## Aim of the exercise
Would you retype, exactly and without the pictures, the lines between the line holding "Generate a Python" and the line holding "plt.rcParams['font.family'] = ['Liberation", inclusive, and nothing else?

Charts and diagrams as code:
******************************

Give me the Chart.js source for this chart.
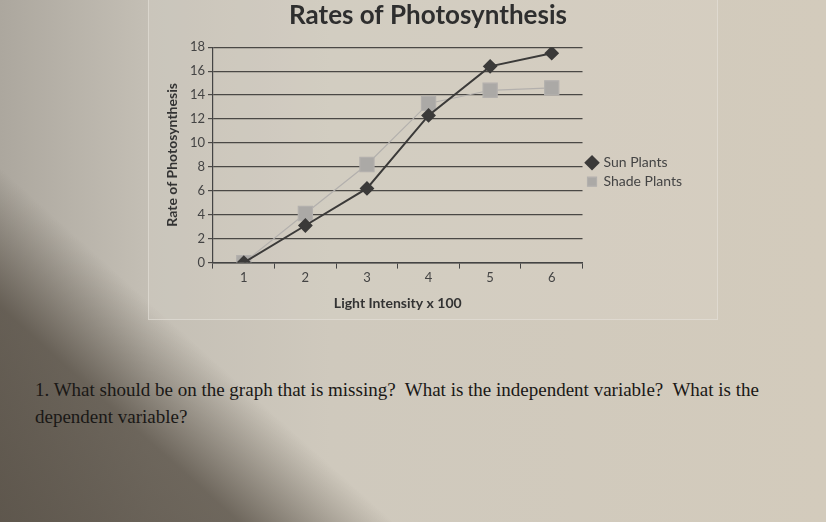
<!DOCTYPE html>
<html>
<head>
<meta charset="utf-8">
<script src="https://cdn.jsdelivr.net/npm/chart.js@4/dist/chart.umd.min.js"></script>
<style>
  html, body { margin: 0; padding: 0; }
  body {
    width: 826px; height: 522px; overflow: hidden; position: relative;
    background:
      linear-gradient(42deg, rgba(72,64,54,0.78) 0%, rgba(72,64,54,0.7) 17%, rgba(72,64,54,0) 28%),
      linear-gradient(to right, #aca79e 0%, #c4bfb5 18%, #cfc9bd 40%, #d3cbbc 100%);
  }
  #panel {
    position: absolute; left: 148px; top: -2px; width: 568px; height: 320px;
    border: 1px solid rgba(232,228,220,0.55);
    background: rgba(222,218,210,0.22);
  }
  #wrap { position: absolute; left: 150px; top: 0; width: 570px; height: 320px; }
  #q {
    position: absolute; left: 35px; top: 376px; width: 790px;
    font-family: "Liberation Serif", "DejaVu Serif", serif; font-size: 19px;
    line-height: 27px; color: #1a1816; white-space: nowrap;
  }
</style>
</head>
<body>
<div id="panel"></div>
<div id="wrap"><canvas id="chart" width="570" height="320"></canvas></div>
<div id="q">1. What should be on the graph that is missing?&nbsp; What is the independent variable?&nbsp; What is the<br>dependent variable?</div>
<script>
const categories = ['1', '2', '3', '4', '5', '6'];
const sunPlants = [0, 3.1, 6.2, 12.3, 16.4, 17.5];
const shadePlants = [0, 4.1, 8.2, 13.3, 14.4, 14.6];
const yTicks = [0, 2, 4, 6, 8, 10, 12, 14, 16, 18];

const font = 'Lato, "Open Sans", sans-serif';

new Chart(document.getElementById('chart'), {
  type: 'line',
  data: {
    labels: categories,
    datasets: [
      {
        label: 'Sun Plants', data: sunPlants,
        borderColor: '#3b3a39', backgroundColor: '#3b3a39', borderWidth: 2,
        pointStyle: 'rectRot', pointRadius: 6, pointHoverRadius: 6, order: 1
      },
      {
        label: 'Shade Plants', data: shadePlants,
        borderColor: '#b3b0ad', backgroundColor: '#aba9a6', borderWidth: 1.2,
        pointStyle: 'rect', pointRadius: 10, pointHoverRadius: 10, order: 2
      }
    ]
  },
  options: {
    responsive: false, animation: false,
    layout: { padding: { left: 14, right: 28, top: 0, bottom: 4 } },
    plugins: {
      tooltip: { enabled: false },
      title: {
        display: true, text: 'Rates of Photosynthesis', color: '#2e2e2e',
        font: { family: font, size: 26, weight: 'bold' }, padding: { top: 0, bottom: 16 }
      },
      legend: {
        position: 'right',
        title: { display: true, text: ' ', font: { size: 12 }, padding: { top: 0, bottom: 14 } },
        labels: {
          usePointStyle: true, color: '#444', boxWidth: 9, boxHeight: 9,
          font: { family: font, size: 14 }, padding: 5
        }
      }
    },
    scales: {
      x: {
        offset: true,
        grid: { offset: true, drawOnChartArea: false, drawTicks: true, tickLength: 6, color: '#444' },
        border: { color: '#444', width: 1.5 },
        ticks: { color: '#444', font: { family: font, size: 13 }, padding: 1, maxRotation: 0 },
        title: { display: true, text: 'Light Intensity x 100', color: '#333', font: { family: font, size: 14, weight: 'bold' }, padding: { top: 9 } }
      },
      y: {
        min: 0, max: 18,
        afterBuildTicks: s => { s.ticks = yTicks.map(v => ({ value: v })); },
        afterFit: s => { s.width = 49; },
        grid: { color: '#4a4845', lineWidth: 1.2, tickLength: 5 },
        border: { color: '#444', width: 1.2 },
        ticks: { color: '#444', font: { family: font, size: 13 }, padding: 3, minRotation: 0, maxRotation: 0 },
        title: { display: true, text: 'Rate of Photosynthesis', color: '#333', font: { family: font, size: 14, weight: 'bold' }, padding: 0 }
      }
    }
  }
});
</script>
</body>
</html>
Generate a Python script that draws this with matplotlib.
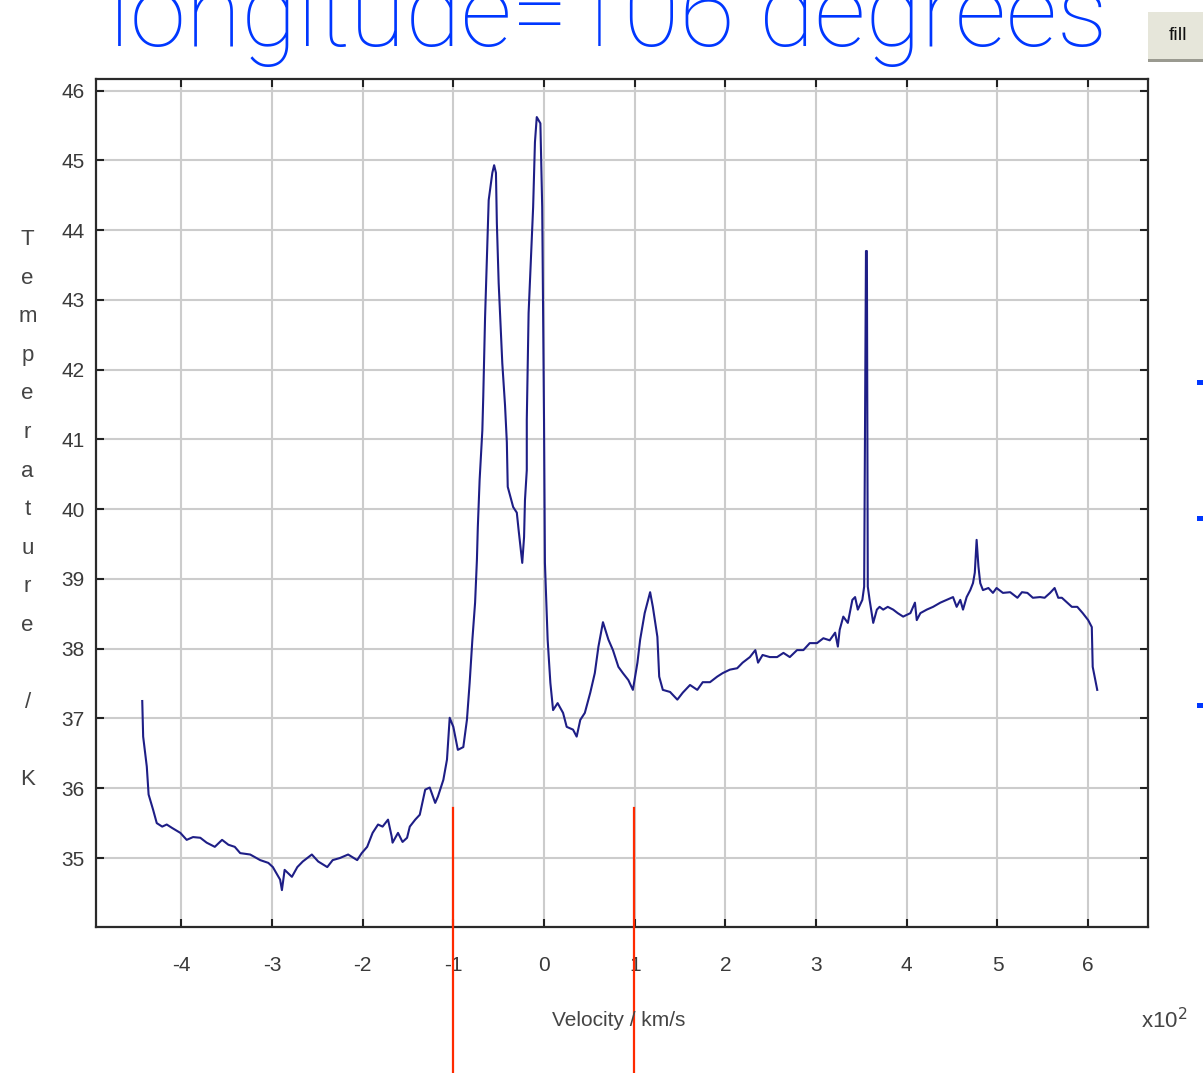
import matplotlib
matplotlib.use("Agg")
import matplotlib.pyplot as plt
from matplotlib.patches import Rectangle
from matplotlib.transforms import blended_transform_factory

plt.rcParams['axes.unicode_minus'] = False
plt.rcParams['font.family'] = ['Liberation Sans', 'DejaVu Sans']

# spectrum: velocity [km/s], brightness temperature [K]
velocity = [-443, -442, -438, -436, -431, -427, -421, -416, -410, -401,
            -394, -387, -379, -372, -363, -355, -348, -341, -335, -324,
            -313, -304, -299, -291, -289, -286, -278, -272, -266, -256,
            -249, -239, -233, -225, -216, -206, -201, -195, -189, -183,
            -178, -172, -168, -167, -161, -156, -151, -148, -142, -137,
            -133, -131, -126, -120, -117, -111, -107, -104, -100, -95,
            -89, -85, -82, -79, -76, -74, -73, -71, -68, -67,
            -65, -63, -61, -57, -55, -53, -52, -50, -46, -43,
            -41, -40, -34, -30, -28, -24, -22, -21, -19, -19,
            -17, -12, -10, -8, -4, -2, 0, 1, 4, 7,
            10, 15, 21, 25, 32, 36, 40, 45, 51, 56,
            60, 65, 71, 76, 82, 87, 93, 98, 103, 106,
            111, 117, 120, 125, 127, 131, 139, 147, 153, 161,
            169, 175, 183, 191, 197, 205, 213, 219, 227, 233,
            236, 241, 249, 257, 264, 271, 279, 286, 293, 301,
            308, 315, 321, 324, 326, 330, 335, 340, 343, 346,
            351, 353, 355, 356, 357, 359, 363, 367, 370, 374,
            379, 385, 390, 396, 404, 409, 411, 415, 422, 429,
            437, 444, 451, 455, 459, 462, 466, 470, 473, 475,
            477, 479, 481, 484, 490, 495, 499, 506, 514, 522,
            527, 533, 539, 547, 552, 558, 563, 567, 571, 577,
            582, 588, 594, 600, 604, 605, 610]
temperature = [37.25, 36.74, 36.31, 35.91, 35.69, 35.50, 35.45, 35.48, 35.43, 35.36,
               35.26, 35.30, 35.29, 35.22, 35.16, 35.26, 35.19, 35.16, 35.07, 35.05,
               34.97, 34.93, 34.87, 34.69, 34.54, 34.83, 34.73, 34.87, 34.95, 35.05,
               34.95, 34.87, 34.97, 35.00, 35.05, 34.97, 35.07, 35.16, 35.36, 35.48,
               35.45, 35.55, 35.31, 35.22, 35.36, 35.23, 35.29, 35.45, 35.55, 35.62,
               35.86, 35.98, 36.01, 35.79, 35.88, 36.12, 36.41, 37.01, 36.88, 36.55,
               36.59, 36.98, 37.51, 38.13, 38.66, 39.27, 39.74, 40.42, 41.13, 41.61,
               42.75, 43.61, 44.43, 44.82, 44.93, 44.82, 44.10, 43.24, 42.09, 41.49,
               40.96, 40.32, 40.03, 39.95, 39.70, 39.23, 39.60, 40.13, 40.56, 41.28,
               42.81, 44.33, 45.26, 45.62, 45.53, 44.33, 41.28, 39.23, 38.13, 37.51,
               37.12, 37.22, 37.08, 36.88, 36.84, 36.74, 36.98, 37.08, 37.37, 37.65,
               38.03, 38.38, 38.13, 37.98, 37.74, 37.65, 37.55, 37.41, 37.80, 38.13,
               38.51, 38.81, 38.60, 38.17, 37.60, 37.41, 37.38, 37.27, 37.37, 37.48,
               37.41, 37.52, 37.52, 37.60, 37.65, 37.70, 37.72, 37.80, 37.88, 37.98,
               37.80, 37.91, 37.88, 37.88, 37.94, 37.88, 37.98, 37.98, 38.08, 38.08,
               38.15, 38.12, 38.23, 38.03, 38.27, 38.46, 38.37, 38.70, 38.74, 38.56,
               38.70, 38.89, 43.70, 43.70, 38.89, 38.70, 38.37, 38.56, 38.60, 38.56,
               38.60, 38.56, 38.51, 38.46, 38.51, 38.66, 38.41, 38.51, 38.56, 38.60,
               38.66, 38.70, 38.74, 38.60, 38.70, 38.56, 38.74, 38.84, 38.94, 39.09,
               39.56, 39.18, 38.94, 38.84, 38.87, 38.80, 38.87, 38.80, 38.81, 38.73,
               38.81, 38.80, 38.73, 38.74, 38.73, 38.80, 38.87, 38.73, 38.73, 38.66,
               38.60, 38.60, 38.51, 38.41, 38.31, 37.74, 37.41]

xticks = [-400, -300, -200, -100, 0, 100, 200, 300, 400, 500, 600]
xticklabels = ['-4', '-3', '-2', '-1', '0', '1', '2', '3', '4', '5', '6']
yticks = list(range(35, 47))
markers = [-100, 99]   # red velocity markers

fig = plt.figure(figsize=(12.03, 10.73), dpi=100)
ax = fig.add_axes([0.0798, 0.136, 0.8745, 0.790])

ax.plot(velocity, temperature, color='#1e1e86', lw=1.5, zorder=3)

ax.set_xlim(-494, 666)
ax.set_ylim(34.01, 46.16)
ax.set_xticks(xticks)
ax.set_xticklabels(xticklabels)
ax.set_yticks(yticks)
ax.grid(True, color='#cccccc', lw=1.5)
ax.set_axisbelow(True)
ax.tick_params(direction='in', length=6, width=1.5, colors='#222222',
               top=True, right=True, labelsize=15, labelcolor='#3a3a3a')
ax.tick_params(axis='x', pad=21)
ax.tick_params(axis='y', pad=8)
for s in ax.spines.values():
    s.set_linewidth(1.6)
    s.set_color('#2a2a2a')

# vertical stacked y label
fig.text(0.023, 0.525, '\n'.join(list('Temperature / K')), ha='center', va='center',
         fontsize=16, color='#444444', linespacing=2.1)
fig.text(0.514, 0.049, 'Velocity / km/s', ha='center', va='center',
         fontsize=15, color='#444444')
fig.text(0.968, 0.049, r'x10$^2$', ha='center', va='center',
         fontsize=16, color='#444444')

# title
fig.text(0.506, 0.957, 'longitude=106 degrees', ha='center', va='baseline',
         fontsize=73, color='#0037ff', family=['Roboto', 'DejaVu Sans'],
         fontweight='light')

# red marker lines reaching below the axes
tr = blended_transform_factory(ax.transData, fig.transFigure)
for m in markers:
    ax.plot([m, m], [0.0, 0.247], color='#ff2a00', lw=1.6, transform=tr,
            clip_on=False, zorder=5)

# "fill" button at top right
fig.patches.append(Rectangle((0.954, 0.944), 0.05, 0.045, transform=fig.transFigure,
                             facecolor='#e6e6da', edgecolor='none'))
fig.patches.append(Rectangle((0.954, 0.942), 0.05, 0.003, transform=fig.transFigure,
                             facecolor='#9a9a90', edgecolor='none'))
fig.text(0.979, 0.967, 'fill', ha='center', va='center', fontsize=14, color='#111111')

# fragments of blue marks at the right edge
for yy in [0.641, 0.514, 0.340]:
    fig.patches.append(Rectangle((0.995, yy), 0.006, 0.005, transform=fig.transFigure,
                                 facecolor='#0037ff', edgecolor='none'))

fig.savefig('out.png', dpi=100)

******************************

## Response
Generate a Python script that draws this with matplotlib.
import matplotlib
matplotlib.use("Agg")
import matplotlib.pyplot as plt
from matplotlib.patches import Rectangle
from matplotlib.transforms import blended_transform_factory

plt.rcParams['axes.unicode_minus'] = False
plt.rcParams['font.family'] = ['Liberation Sans', 'DejaVu Sans']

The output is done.